**WORK TO DO:** Repeat exactly the lines from the start through the line with "plt.rcParams['font.family'] = ['Liberation", both ends included.

**DATA SUPPLIED:**
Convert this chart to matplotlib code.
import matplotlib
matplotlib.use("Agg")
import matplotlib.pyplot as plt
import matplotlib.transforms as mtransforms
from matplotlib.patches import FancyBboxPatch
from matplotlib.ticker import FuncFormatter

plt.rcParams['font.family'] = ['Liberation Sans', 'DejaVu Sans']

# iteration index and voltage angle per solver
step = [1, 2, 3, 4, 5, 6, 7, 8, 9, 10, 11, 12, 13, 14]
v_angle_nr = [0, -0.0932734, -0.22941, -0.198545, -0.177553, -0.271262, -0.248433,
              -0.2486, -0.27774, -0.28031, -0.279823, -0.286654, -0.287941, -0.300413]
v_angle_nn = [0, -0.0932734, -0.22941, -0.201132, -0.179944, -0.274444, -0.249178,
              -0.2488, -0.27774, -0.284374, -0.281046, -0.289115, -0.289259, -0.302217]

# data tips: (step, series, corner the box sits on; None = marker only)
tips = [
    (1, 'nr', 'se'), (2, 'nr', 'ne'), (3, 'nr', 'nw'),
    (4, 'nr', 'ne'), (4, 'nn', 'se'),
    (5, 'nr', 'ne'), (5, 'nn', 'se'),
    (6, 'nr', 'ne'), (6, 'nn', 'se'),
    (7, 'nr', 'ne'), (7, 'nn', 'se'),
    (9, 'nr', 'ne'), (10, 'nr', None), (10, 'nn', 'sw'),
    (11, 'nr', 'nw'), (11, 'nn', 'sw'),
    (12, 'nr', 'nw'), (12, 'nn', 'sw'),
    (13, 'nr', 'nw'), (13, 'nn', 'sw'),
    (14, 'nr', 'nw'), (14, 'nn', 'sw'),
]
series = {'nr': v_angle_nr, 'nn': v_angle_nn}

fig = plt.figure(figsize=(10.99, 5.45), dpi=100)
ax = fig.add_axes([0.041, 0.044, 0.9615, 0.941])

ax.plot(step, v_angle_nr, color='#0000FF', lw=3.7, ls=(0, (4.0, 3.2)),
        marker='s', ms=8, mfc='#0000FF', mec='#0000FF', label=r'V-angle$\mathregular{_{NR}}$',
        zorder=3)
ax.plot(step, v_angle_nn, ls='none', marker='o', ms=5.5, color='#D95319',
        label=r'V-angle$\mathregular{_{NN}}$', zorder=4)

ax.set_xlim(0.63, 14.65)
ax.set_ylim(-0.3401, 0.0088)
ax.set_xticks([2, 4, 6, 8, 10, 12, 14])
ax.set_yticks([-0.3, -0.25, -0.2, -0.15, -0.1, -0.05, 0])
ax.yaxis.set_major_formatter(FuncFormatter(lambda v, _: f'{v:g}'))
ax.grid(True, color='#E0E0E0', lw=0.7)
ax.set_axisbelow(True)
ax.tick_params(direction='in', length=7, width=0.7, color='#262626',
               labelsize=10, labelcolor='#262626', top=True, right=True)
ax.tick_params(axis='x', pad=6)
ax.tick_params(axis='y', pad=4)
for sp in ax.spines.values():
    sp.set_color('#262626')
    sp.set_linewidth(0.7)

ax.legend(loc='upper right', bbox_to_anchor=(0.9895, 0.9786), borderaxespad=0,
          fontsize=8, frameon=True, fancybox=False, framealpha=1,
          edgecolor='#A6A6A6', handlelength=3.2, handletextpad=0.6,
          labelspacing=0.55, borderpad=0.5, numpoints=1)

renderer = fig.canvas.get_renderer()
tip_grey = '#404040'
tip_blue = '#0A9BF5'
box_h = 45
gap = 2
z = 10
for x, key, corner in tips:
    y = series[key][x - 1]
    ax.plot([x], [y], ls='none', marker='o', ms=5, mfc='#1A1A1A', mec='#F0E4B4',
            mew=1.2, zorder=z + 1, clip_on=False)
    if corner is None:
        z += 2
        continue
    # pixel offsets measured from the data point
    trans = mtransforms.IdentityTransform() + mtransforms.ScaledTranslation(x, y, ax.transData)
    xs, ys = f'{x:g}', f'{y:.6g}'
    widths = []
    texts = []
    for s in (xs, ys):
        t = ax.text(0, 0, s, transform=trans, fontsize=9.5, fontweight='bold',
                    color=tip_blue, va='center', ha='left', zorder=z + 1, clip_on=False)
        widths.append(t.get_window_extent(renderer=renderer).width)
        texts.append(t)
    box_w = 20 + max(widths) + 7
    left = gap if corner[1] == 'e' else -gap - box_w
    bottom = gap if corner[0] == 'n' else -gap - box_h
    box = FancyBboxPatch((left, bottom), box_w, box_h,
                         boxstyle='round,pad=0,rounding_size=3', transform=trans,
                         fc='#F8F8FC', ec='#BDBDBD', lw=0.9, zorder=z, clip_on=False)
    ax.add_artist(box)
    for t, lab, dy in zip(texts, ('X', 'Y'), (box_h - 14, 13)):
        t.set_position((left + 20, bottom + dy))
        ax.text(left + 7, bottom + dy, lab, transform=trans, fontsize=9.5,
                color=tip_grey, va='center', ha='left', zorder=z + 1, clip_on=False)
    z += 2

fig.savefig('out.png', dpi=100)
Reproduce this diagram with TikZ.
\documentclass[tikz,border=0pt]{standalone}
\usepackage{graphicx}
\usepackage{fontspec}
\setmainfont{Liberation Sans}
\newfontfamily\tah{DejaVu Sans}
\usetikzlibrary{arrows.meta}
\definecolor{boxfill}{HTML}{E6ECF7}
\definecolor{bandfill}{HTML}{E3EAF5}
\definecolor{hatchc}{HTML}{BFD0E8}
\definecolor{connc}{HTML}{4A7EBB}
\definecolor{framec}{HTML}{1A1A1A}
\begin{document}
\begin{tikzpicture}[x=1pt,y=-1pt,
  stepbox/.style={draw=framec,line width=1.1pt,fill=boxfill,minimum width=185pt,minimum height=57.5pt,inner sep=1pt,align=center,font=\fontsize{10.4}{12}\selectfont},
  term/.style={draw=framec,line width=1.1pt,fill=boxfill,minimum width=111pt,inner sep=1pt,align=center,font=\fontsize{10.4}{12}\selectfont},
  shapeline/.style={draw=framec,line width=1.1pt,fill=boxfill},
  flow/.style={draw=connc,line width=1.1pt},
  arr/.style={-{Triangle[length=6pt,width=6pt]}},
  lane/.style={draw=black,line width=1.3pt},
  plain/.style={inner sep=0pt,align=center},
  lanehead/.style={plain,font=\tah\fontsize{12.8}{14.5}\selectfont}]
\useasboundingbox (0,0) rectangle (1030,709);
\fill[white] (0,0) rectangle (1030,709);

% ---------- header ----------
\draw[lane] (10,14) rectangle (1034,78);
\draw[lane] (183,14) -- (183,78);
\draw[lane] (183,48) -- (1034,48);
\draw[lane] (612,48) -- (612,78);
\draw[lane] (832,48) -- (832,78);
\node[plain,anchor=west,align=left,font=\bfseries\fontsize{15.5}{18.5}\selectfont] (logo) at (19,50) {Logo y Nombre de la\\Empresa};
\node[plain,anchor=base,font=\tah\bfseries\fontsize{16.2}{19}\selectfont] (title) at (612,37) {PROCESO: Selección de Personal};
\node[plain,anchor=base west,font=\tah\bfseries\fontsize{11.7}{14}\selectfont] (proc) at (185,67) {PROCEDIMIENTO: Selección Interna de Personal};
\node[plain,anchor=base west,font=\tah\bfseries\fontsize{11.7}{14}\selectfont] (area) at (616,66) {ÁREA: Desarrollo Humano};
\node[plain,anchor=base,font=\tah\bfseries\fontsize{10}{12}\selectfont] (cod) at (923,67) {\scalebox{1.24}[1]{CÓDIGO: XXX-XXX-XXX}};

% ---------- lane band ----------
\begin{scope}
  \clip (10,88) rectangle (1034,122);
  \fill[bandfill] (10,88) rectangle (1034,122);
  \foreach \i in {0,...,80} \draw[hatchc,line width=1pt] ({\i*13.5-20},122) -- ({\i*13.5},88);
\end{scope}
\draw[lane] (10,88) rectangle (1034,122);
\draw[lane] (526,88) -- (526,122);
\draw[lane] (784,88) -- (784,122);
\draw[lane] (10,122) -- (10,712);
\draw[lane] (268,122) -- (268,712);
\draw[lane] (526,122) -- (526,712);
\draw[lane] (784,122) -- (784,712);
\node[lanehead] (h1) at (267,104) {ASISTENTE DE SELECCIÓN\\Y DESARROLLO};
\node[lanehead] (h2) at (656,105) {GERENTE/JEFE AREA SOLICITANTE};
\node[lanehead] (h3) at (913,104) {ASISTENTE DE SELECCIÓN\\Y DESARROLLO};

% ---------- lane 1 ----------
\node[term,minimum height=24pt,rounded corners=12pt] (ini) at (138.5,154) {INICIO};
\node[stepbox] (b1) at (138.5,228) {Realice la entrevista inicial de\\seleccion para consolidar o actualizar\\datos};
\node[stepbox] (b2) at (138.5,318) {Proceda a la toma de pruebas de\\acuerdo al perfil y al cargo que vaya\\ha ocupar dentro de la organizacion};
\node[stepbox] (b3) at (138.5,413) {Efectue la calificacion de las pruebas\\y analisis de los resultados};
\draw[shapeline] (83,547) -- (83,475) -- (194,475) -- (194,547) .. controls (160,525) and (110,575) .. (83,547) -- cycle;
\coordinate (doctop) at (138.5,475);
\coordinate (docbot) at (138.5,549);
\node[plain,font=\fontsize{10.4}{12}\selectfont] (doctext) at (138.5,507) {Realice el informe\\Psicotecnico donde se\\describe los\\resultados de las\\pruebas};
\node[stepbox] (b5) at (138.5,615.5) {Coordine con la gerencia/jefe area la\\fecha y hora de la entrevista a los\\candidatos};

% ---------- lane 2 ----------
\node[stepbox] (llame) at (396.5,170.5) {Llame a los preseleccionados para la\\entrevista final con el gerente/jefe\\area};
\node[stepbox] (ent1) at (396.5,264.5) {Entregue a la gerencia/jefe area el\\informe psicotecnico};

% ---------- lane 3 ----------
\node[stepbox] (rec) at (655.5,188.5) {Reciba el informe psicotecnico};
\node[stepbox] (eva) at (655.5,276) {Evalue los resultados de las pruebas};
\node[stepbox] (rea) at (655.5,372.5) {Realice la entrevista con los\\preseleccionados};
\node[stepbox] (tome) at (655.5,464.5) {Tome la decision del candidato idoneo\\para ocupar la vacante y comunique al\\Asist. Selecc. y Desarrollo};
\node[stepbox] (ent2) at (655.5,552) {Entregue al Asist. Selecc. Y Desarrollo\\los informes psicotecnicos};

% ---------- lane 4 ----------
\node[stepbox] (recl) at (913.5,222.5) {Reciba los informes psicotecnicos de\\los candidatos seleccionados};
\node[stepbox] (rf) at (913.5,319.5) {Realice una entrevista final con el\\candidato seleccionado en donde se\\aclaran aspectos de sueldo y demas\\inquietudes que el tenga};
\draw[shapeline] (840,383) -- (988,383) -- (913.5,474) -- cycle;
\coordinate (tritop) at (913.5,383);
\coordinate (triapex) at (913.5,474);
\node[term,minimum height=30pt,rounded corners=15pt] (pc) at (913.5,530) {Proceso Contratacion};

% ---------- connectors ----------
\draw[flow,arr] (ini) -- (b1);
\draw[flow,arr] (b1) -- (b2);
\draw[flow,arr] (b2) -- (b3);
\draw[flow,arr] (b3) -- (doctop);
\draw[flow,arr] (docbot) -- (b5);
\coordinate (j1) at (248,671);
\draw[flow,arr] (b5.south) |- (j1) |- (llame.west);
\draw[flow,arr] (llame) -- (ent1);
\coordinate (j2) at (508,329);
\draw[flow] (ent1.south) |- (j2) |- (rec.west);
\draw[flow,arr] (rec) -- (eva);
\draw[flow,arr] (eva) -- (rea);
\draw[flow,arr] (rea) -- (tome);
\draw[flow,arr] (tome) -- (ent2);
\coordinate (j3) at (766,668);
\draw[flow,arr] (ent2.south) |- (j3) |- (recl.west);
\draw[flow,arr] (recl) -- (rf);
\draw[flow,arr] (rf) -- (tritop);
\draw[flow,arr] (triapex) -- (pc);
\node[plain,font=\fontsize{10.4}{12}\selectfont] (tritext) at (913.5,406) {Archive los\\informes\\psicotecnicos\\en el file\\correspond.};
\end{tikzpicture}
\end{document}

**RESULT:**
Convert this chart to matplotlib code.
import matplotlib
matplotlib.use("Agg")
import matplotlib.pyplot as plt
import matplotlib.transforms as mtransforms
from matplotlib.patches import FancyBboxPatch
from matplotlib.ticker import FuncFormatter

plt.rcParams['font.family'] = ['Liberation Sans', 'DejaVu Sans']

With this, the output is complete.